From: Luke S. <lu...@ac...> - 2005-03-25 16:03:17
|
Attached is a simple Perl script that I can use to tank the system. The script uses blocking NFS file locking (a great, simple way to coordinate jobs across a cluster), and works fine on other computers. For example, if you spawn a bunch of them at once for i in `seq 1 8 ` ; do filelocktest name_of_existing_file & done The last script will finish 8 seconds later, each script taking a turn holding the lock on the file for 1 second. It also works across multiple (non-clustermatic) machines if the name_of_existing_file is on a commonly NFS mounted directory. However, if you try the script on our cluster (where all the nodes have /home NFS mounted and /proc/sys/bproc/shell_hack is off): bpsh 1-30 filelocktest name_of_existing_file It does not run in 30 seconds as expected. The locks are obtained much more slowly than 1/sec and after little while the whole system freezes up and dumps the message that I sent earlier. Note that while using ~10 nodes takes much longer than 10 seconds, it usually succeeds after a certain amount of time, and doesn't crash. 30 nodes and more crashes pretty reliably. On another note our final piece of cluster weirdness that I've detected is also NFS related, though not as important.

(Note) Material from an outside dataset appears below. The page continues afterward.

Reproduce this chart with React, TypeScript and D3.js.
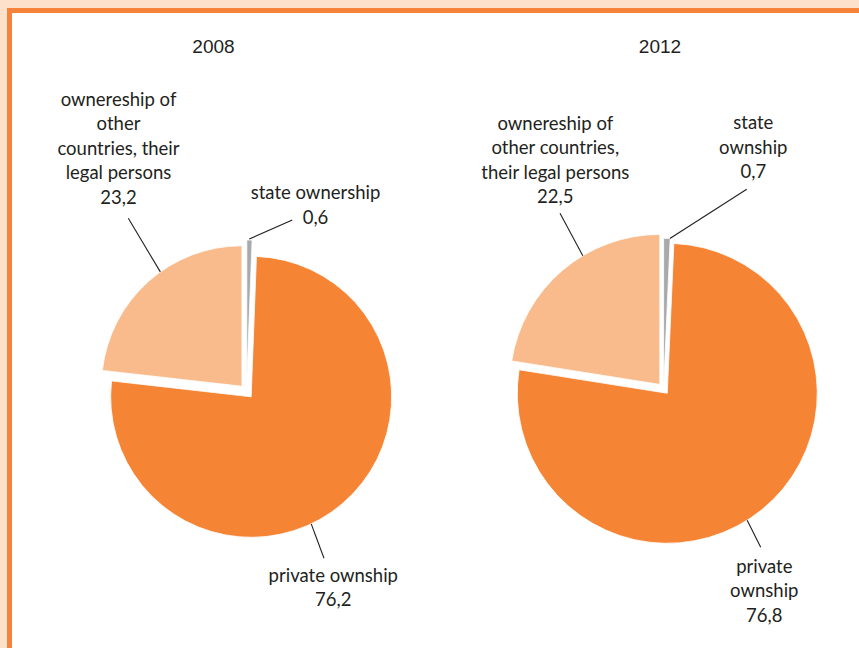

When I read a file off a master NFS server drive from a node I get 50 MB/s, which is how fast the drive goes (Yay! The 2.4 kernel maxed out at ~20MB/s over NFS for a single client.) But then I read the same file from the master NFS server again from a different node now that it is cached on the server and I get only 10 MB/s. To make certain that I'm not nuts I read the same file over NFS from a non-clustermatic computer and I get 100 MB/s, the legal gigabit limit (Sweet!). Summary: NFS to clustermatic nodes is much slower if the file is cached in the master NFS server. It seems very odd that I'm getting these NFS problems. Shouldn't that be pretty much be independent of the bproc changes to the kernel? Would having an NFS server separate from the bproc master fix things? |